*WHAT YOU WILL DO*
Retype every line from the start of the data down to and including the line with "const seriesNames = ['X". Skip the pictures.

*GIVEN INFORMATION*
⟨
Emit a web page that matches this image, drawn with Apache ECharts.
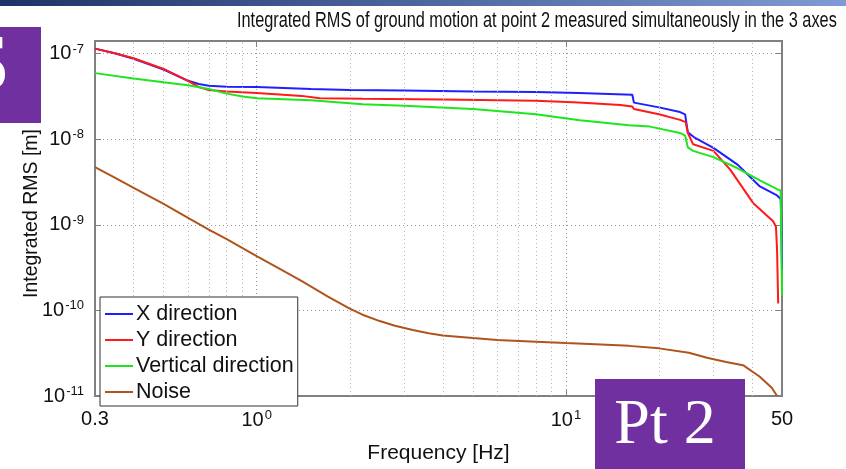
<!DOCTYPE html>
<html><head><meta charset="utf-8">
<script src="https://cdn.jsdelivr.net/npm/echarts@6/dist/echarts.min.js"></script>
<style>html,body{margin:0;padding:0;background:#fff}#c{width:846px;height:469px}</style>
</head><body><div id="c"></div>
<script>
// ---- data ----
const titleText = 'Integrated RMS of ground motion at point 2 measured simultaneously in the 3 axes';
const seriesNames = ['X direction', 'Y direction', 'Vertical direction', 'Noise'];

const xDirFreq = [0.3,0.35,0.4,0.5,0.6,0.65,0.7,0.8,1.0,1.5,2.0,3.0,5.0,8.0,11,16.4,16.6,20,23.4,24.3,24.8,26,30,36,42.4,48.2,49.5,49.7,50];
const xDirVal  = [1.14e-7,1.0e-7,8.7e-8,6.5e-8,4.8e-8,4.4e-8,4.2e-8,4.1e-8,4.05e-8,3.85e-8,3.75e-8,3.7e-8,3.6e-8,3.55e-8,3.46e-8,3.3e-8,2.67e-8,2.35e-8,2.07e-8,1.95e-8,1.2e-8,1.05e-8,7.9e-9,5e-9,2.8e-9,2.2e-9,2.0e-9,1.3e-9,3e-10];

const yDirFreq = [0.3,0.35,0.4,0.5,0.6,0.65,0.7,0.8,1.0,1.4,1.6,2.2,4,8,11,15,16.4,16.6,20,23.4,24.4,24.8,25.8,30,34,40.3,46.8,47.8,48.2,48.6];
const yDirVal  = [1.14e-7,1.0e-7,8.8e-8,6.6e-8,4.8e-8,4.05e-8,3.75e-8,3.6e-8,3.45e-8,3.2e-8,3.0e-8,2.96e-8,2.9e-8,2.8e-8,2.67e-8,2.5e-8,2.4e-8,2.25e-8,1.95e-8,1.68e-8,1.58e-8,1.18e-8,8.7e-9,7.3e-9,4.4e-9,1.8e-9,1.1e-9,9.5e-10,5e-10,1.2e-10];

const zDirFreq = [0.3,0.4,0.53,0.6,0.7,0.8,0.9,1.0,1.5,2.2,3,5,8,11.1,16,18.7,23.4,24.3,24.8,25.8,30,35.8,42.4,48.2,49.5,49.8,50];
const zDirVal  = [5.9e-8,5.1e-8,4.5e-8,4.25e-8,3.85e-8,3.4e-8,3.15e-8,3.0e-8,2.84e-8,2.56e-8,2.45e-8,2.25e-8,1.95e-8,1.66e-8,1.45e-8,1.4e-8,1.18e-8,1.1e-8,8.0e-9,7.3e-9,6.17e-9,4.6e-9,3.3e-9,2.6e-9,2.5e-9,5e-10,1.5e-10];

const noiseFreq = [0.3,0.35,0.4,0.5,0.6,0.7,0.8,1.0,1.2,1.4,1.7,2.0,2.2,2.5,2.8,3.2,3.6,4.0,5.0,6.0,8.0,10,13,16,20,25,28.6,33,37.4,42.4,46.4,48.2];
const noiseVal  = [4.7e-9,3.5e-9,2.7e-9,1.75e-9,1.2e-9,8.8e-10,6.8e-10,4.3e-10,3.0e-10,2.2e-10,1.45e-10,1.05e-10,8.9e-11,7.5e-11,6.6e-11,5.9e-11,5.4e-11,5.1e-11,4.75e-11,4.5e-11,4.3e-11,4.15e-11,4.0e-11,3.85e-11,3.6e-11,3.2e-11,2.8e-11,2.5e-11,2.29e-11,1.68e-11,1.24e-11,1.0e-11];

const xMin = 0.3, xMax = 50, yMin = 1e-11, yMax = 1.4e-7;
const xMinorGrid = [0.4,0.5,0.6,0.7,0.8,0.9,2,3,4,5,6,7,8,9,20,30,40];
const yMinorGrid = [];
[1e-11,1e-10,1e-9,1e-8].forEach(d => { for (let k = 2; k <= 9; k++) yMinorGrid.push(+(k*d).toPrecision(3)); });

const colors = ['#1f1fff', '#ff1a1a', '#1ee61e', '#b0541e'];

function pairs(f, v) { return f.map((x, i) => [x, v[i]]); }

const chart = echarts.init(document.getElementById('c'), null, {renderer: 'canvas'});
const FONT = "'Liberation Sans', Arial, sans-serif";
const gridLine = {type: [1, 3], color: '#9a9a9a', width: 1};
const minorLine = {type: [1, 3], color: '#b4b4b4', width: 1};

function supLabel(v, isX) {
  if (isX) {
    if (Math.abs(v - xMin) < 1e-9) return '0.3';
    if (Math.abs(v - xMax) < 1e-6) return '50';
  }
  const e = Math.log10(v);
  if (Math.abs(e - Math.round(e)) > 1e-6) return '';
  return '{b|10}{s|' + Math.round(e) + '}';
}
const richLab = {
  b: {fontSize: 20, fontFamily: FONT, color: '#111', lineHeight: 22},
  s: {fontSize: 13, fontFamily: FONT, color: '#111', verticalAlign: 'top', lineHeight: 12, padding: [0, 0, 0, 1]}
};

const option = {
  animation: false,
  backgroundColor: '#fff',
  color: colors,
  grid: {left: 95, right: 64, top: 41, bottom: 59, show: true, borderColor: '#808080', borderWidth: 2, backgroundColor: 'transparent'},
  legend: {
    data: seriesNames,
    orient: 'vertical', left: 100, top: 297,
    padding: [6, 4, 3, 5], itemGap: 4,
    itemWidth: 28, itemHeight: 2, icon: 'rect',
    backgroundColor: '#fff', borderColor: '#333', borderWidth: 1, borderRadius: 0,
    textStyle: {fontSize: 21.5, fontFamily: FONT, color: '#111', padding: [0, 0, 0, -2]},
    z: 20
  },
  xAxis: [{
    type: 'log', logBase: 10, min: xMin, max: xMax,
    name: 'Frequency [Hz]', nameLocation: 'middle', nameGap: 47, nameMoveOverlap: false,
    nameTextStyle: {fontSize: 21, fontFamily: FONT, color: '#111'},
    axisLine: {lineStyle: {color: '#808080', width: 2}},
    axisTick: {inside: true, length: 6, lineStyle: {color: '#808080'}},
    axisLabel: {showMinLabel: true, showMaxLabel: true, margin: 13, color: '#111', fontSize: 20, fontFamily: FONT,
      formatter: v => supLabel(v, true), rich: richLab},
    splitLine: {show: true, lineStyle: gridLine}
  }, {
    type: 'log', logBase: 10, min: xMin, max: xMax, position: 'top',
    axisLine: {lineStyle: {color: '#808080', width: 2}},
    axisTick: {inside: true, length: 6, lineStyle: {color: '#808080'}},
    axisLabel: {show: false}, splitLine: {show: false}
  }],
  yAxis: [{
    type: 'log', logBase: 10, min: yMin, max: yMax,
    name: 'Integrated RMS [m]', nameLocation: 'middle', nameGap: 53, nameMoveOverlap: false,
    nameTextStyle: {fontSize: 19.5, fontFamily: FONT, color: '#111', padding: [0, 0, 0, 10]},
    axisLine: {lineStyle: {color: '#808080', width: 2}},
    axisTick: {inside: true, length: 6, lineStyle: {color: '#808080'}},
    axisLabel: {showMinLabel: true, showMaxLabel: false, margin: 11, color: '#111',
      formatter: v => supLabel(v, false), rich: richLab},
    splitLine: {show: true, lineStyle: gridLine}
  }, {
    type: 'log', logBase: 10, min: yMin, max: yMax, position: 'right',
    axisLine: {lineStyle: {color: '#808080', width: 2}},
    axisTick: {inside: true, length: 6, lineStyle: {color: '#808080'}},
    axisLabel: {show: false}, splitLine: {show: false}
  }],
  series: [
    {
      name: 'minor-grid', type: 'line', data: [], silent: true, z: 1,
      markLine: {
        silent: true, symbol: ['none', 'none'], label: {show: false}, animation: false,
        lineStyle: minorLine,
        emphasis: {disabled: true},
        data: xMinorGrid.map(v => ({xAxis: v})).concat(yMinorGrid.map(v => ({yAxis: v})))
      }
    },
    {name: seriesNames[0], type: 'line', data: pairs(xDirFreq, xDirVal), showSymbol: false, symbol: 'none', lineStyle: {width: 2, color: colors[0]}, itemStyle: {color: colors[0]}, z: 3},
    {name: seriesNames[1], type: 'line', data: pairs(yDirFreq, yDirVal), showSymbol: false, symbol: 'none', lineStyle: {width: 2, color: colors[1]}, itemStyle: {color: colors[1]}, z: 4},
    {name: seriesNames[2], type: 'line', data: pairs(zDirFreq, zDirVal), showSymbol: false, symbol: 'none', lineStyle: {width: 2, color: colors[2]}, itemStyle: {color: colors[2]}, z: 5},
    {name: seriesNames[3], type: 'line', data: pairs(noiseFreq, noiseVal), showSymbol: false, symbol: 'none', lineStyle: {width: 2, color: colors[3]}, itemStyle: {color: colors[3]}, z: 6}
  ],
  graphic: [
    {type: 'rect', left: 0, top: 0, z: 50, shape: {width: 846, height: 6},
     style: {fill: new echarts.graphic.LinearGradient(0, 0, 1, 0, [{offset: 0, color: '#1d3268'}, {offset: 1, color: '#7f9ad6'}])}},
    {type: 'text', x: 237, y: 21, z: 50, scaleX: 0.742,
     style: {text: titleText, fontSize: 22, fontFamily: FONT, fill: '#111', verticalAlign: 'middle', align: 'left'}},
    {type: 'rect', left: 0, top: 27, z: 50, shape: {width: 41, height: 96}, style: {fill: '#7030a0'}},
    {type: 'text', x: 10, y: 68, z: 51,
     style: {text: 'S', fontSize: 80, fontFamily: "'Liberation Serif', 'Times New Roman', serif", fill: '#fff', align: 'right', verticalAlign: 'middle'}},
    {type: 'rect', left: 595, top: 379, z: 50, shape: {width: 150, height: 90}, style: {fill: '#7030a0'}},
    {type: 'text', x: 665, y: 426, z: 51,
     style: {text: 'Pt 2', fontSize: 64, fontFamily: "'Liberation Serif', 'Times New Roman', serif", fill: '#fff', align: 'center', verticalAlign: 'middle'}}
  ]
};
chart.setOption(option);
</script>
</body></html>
⟩
*COMPLETE OUTPUT*
Emit a web page that matches this image, drawn with Apache ECharts.
<!DOCTYPE html>
<html><head><meta charset="utf-8">
<script src="https://cdn.jsdelivr.net/npm/echarts@6/dist/echarts.min.js"></script>
<style>html,body{margin:0;padding:0;background:#fff}#c{width:846px;height:469px}</style>
</head><body><div id="c"></div>
<script>
// ---- data ----
const titleText = 'Integrated RMS of ground motion at point 2 measured simultaneously in the 3 axes';
const seriesNames = ['X direction', 'Y direction', 'Vertical direction', 'Noise'];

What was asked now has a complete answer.